BHP Billiton is defying suggestions that the bulk of its cost cutting is done, unveiling new plans to remove a further $2 billion in capital spending and costs by 2017.

The global miner is also undertaking a major shake-up of its management ranks, appointing new heads for its important copper and coal divisions, and a new company secretary.

BHP has increased its target of annual productivity gains by $500 million to $US4 billion ($A4.33 billion) by 2017.

Investors welcomed the news, with BHP shares gaining $1.20, or 3.8 per cent, to $32.90, amid strong gains for all iron ore miners after interest rate cuts in China.

BHP chief executive Andrew Mackenzie said the proposed demerger of selected unwanted assets – including aluminium, manganese and some nickel and coal projects – would help drive the productivity gains.

They would deliver a “step change” improvement in BHP’s performance that would allow it to bring on new production at lower costs without hurting volume growth, he said.

The productivity gains are expected to include a reduction in cash costs of $US2.6 billion a year.

Meanwhile, BHP plans to cut capital expenditure and exploration costs from $US14.8 billion to $14.2 billion this financial year and to $US13 billion in 2015/16.

BHP is upping the stakes in its efforts to lift production, profits and dividends despite cutting costs, with productivity gains a major driver of its higher $10.4 billion profit for 2013/14.

Many analysts argue the easy gains on cost cutting have been achieved, with BHP facing a drop in profits this year amid falls in the price of major commodities including iron ore, copper, coal and oil.

Details of the new productivity target came as BHP announced a management shakeup, which will involve current marketing head Mike Henry becoming president of BHP’s coal assets, swapping roles with current coal chief Dean Dalla Valle.

Aluminium boss Daniel Malchuk has taken over as president of copper, which BHP is banking on as a key future growth division along with petroleum now that the iron ore price boom of recent years is over.

The miner has also recruited Commonwealth Bank company secretary Margaret Taylor to perform that role at BHP, replacing Jane McAloon.

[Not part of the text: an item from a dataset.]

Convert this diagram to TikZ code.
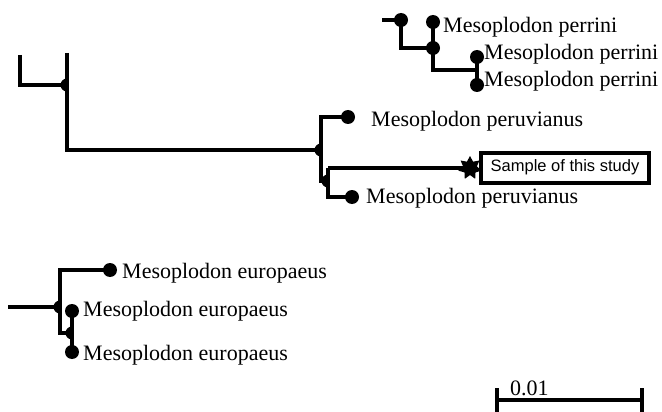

All of Monday’s announcements showed BHP trying to stay ahead of what was a bear market in iron ore and oil, IG market strategist Evan Lucas said.

“They want to continue to maintain margins there as strong as they can, they have talked about getting iron ore operational costs to $US20 a tonne in the next two years,” he said.

“There are issues around coal and copper, they are feeling the feeling heat in those two divisions so have made structural changes at the top.

“We’ve seen Glencore, Vale and Rio Tinto move (on costs) and it is all about trying to reduce costs as much as they can and keep margins as strong as possible while they ride out the downturn in the market.”